◆ THE PROBLEM: Reproduce the listing below from the line with "Write the Plotly code for this chart." to the line with "x_ticks = [0, 10, 20, 30, 40, 50, 60]", both lines included, character for character, minus any pictures.

◆ Extracted data entries:
** begin **

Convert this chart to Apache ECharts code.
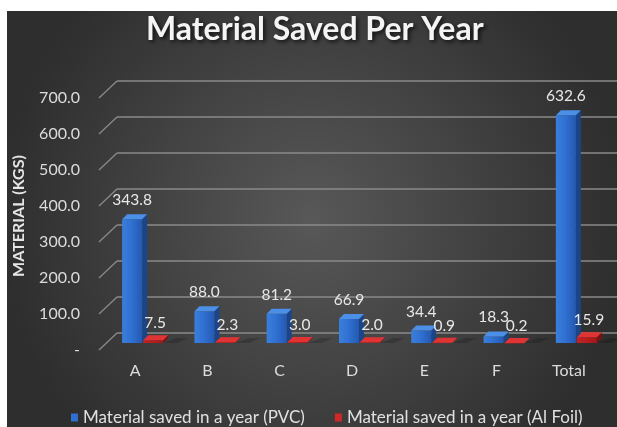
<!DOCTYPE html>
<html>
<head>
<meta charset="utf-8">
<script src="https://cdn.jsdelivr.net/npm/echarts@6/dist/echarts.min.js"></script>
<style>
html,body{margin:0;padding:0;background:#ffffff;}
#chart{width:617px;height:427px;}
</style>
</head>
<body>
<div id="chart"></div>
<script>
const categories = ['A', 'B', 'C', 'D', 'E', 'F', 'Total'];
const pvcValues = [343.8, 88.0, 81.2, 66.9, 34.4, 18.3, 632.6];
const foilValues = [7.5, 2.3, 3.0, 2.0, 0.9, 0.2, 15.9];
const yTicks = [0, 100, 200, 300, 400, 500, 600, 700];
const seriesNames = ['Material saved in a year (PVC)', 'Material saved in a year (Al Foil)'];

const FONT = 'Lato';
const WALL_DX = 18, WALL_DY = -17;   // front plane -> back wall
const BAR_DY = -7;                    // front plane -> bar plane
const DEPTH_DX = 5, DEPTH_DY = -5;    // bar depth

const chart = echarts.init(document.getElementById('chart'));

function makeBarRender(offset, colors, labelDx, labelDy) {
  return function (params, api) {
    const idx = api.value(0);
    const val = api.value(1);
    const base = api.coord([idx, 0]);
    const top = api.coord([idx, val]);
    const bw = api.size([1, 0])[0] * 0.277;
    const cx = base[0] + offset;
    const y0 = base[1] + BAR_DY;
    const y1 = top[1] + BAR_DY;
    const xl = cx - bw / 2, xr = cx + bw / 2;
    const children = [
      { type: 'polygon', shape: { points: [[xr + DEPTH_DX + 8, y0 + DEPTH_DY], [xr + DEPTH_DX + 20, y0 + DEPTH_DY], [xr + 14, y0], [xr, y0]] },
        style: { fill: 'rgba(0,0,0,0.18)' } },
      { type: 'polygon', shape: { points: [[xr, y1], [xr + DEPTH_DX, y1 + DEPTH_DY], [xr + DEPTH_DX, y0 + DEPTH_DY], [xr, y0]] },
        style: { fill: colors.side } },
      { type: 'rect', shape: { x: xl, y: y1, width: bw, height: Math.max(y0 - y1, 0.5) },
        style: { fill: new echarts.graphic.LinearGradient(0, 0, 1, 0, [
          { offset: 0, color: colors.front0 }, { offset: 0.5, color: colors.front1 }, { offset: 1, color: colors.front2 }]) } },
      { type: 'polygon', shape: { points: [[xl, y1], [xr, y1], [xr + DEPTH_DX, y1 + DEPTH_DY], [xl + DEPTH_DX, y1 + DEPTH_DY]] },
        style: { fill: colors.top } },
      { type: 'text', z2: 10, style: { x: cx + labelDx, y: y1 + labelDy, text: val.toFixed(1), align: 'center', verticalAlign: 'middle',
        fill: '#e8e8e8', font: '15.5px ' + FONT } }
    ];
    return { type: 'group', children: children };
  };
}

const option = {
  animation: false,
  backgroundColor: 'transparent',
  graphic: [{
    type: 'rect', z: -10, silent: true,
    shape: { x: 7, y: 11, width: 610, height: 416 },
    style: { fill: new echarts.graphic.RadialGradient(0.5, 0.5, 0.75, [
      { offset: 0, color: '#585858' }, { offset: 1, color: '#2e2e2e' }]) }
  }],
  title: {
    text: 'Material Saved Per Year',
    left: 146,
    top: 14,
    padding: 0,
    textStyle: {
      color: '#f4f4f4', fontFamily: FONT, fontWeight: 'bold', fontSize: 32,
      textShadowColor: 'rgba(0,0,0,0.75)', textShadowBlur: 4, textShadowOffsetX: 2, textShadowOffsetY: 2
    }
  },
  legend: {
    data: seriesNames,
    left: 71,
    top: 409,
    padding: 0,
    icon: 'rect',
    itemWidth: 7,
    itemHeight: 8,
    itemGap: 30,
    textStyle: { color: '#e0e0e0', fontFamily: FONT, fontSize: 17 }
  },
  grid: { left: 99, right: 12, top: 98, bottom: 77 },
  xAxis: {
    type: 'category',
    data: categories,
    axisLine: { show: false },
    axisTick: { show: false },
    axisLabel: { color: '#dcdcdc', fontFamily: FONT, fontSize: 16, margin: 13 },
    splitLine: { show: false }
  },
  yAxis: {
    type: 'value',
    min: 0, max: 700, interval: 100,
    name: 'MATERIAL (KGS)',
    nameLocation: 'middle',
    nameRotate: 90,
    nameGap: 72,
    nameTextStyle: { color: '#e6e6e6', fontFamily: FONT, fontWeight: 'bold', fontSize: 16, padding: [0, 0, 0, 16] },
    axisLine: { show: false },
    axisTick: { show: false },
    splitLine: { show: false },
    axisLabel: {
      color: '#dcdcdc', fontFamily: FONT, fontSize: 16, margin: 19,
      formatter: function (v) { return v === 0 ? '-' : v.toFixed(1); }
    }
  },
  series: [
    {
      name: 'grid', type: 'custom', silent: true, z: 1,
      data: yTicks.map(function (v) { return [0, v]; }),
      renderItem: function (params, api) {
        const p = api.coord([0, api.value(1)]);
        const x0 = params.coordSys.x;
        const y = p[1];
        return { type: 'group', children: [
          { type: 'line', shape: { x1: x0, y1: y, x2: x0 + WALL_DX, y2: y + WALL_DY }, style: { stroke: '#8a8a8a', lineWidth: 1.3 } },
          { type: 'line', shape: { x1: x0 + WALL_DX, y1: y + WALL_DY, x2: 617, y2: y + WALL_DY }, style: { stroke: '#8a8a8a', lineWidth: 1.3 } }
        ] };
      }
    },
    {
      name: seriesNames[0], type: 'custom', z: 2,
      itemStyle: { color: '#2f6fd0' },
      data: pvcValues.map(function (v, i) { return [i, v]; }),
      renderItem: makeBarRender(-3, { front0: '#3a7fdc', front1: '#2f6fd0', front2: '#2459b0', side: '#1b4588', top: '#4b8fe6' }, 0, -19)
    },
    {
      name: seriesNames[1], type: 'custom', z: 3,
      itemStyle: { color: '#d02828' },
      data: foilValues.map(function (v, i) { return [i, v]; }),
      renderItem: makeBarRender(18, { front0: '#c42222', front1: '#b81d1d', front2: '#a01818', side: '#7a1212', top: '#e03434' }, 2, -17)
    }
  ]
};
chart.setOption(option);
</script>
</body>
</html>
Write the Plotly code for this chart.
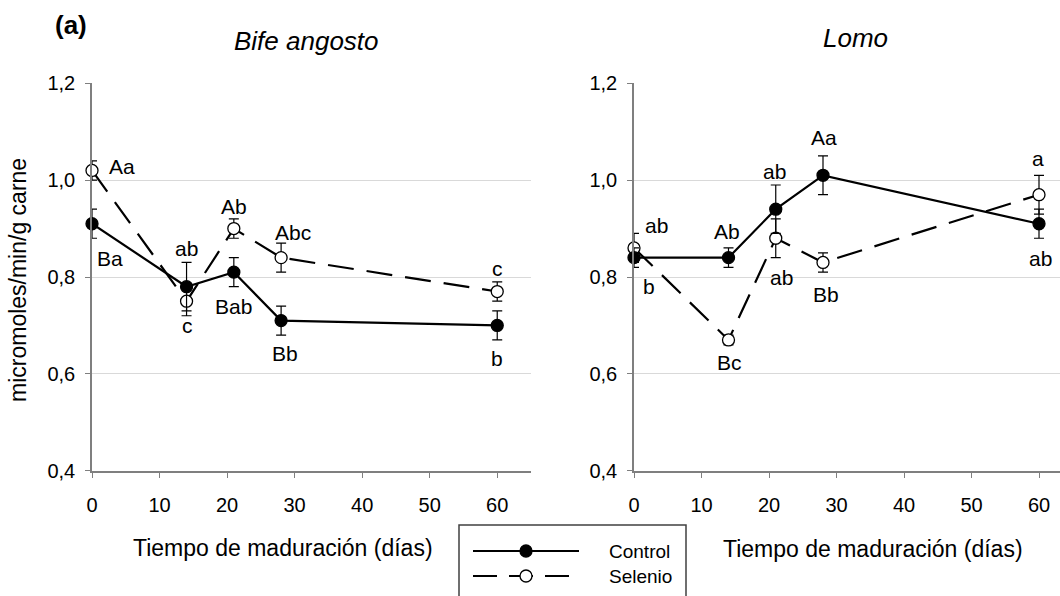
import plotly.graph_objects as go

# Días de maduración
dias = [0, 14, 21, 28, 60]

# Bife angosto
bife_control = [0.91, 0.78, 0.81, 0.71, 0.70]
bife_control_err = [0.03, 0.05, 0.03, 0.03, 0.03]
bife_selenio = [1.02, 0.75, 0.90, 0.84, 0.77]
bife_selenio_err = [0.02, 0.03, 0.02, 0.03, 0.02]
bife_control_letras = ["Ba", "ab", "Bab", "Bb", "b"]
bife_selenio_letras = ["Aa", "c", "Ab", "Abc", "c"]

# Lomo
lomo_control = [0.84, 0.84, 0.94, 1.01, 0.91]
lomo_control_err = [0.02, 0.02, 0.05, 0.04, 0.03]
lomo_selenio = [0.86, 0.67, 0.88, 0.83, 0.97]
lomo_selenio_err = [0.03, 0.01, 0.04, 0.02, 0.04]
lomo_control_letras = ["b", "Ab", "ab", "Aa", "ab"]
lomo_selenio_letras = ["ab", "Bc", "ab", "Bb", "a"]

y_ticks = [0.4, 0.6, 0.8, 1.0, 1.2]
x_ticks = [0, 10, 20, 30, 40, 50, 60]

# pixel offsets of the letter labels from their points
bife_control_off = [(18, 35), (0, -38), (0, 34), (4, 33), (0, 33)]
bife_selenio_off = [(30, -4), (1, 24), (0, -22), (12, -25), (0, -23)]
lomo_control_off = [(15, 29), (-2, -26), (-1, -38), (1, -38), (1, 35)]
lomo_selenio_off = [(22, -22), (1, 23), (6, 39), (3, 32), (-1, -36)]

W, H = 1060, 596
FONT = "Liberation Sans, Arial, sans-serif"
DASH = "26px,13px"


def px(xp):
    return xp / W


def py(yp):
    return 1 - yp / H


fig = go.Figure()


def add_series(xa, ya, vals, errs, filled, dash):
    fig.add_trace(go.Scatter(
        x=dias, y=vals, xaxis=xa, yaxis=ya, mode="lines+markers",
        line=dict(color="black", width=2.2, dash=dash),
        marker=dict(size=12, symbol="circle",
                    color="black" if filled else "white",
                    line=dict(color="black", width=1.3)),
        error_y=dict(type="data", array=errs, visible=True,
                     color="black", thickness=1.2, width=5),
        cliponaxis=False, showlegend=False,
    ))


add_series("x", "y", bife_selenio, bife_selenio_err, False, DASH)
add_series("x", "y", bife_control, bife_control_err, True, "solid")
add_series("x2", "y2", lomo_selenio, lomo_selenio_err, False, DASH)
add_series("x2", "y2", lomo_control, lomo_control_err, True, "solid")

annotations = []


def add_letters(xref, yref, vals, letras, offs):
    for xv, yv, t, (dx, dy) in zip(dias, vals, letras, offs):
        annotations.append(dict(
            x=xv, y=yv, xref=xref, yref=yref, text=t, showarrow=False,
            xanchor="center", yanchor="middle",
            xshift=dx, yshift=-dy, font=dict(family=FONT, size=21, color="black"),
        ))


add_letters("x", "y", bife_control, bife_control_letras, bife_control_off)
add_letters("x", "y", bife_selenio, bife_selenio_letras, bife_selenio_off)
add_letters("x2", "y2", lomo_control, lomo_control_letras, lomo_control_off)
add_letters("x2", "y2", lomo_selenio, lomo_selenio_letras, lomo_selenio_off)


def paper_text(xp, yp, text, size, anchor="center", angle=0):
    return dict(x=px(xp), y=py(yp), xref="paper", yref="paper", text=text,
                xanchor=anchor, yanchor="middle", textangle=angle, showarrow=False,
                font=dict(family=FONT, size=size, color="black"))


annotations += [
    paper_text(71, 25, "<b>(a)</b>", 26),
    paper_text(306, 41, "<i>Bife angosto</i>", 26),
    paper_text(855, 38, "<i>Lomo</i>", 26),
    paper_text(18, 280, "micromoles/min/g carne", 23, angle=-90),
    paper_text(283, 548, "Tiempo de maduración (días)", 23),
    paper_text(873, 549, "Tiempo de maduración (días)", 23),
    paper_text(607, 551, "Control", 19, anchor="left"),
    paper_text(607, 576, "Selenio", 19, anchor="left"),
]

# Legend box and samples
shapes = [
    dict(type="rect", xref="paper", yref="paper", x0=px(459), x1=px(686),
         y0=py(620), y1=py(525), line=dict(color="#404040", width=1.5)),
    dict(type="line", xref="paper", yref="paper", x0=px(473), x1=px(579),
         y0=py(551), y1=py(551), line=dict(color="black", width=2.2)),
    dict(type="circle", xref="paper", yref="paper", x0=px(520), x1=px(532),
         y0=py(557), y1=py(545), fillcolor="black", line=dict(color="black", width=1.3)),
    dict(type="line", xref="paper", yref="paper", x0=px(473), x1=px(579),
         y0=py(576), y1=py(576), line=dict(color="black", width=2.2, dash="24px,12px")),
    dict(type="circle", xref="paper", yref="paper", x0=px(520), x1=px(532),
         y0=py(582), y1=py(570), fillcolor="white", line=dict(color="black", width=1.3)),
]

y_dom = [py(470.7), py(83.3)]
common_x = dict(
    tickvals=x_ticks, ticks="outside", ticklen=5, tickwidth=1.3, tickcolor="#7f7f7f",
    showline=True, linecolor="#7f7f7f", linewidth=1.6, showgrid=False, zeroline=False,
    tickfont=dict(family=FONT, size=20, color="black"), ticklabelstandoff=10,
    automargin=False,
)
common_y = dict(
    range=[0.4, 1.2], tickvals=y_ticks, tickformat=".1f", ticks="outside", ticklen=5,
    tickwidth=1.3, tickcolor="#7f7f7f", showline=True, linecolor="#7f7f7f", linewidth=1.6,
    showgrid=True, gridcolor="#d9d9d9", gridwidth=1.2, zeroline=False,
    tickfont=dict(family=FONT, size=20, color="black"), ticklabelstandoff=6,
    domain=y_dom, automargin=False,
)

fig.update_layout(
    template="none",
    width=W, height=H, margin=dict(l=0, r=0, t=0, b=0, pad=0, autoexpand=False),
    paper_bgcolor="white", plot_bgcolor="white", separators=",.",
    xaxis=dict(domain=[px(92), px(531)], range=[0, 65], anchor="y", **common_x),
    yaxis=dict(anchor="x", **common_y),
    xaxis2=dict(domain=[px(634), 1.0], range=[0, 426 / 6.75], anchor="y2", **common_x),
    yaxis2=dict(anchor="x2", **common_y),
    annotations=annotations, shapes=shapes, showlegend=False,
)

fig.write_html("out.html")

** end **

◆ ANSWER TO THIS EXERCISE:
Write the Plotly code for this chart.
import plotly.graph_objects as go

# Días de maduración
dias = [0, 14, 21, 28, 60]

# Bife angosto
bife_control = [0.91, 0.78, 0.81, 0.71, 0.70]
bife_control_err = [0.03, 0.05, 0.03, 0.03, 0.03]
bife_selenio = [1.02, 0.75, 0.90, 0.84, 0.77]
bife_selenio_err = [0.02, 0.03, 0.02, 0.03, 0.02]
bife_control_letras = ["Ba", "ab", "Bab", "Bb", "b"]
bife_selenio_letras = ["Aa", "c", "Ab", "Abc", "c"]

# Lomo
lomo_control = [0.84, 0.84, 0.94, 1.01, 0.91]
lomo_control_err = [0.02, 0.02, 0.05, 0.04, 0.03]
lomo_selenio = [0.86, 0.67, 0.88, 0.83, 0.97]
lomo_selenio_err = [0.03, 0.01, 0.04, 0.02, 0.04]
lomo_control_letras = ["b", "Ab", "ab", "Aa", "ab"]
lomo_selenio_letras = ["ab", "Bc", "ab", "Bb", "a"]

y_ticks = [0.4, 0.6, 0.8, 1.0, 1.2]
x_ticks = [0, 10, 20, 30, 40, 50, 60]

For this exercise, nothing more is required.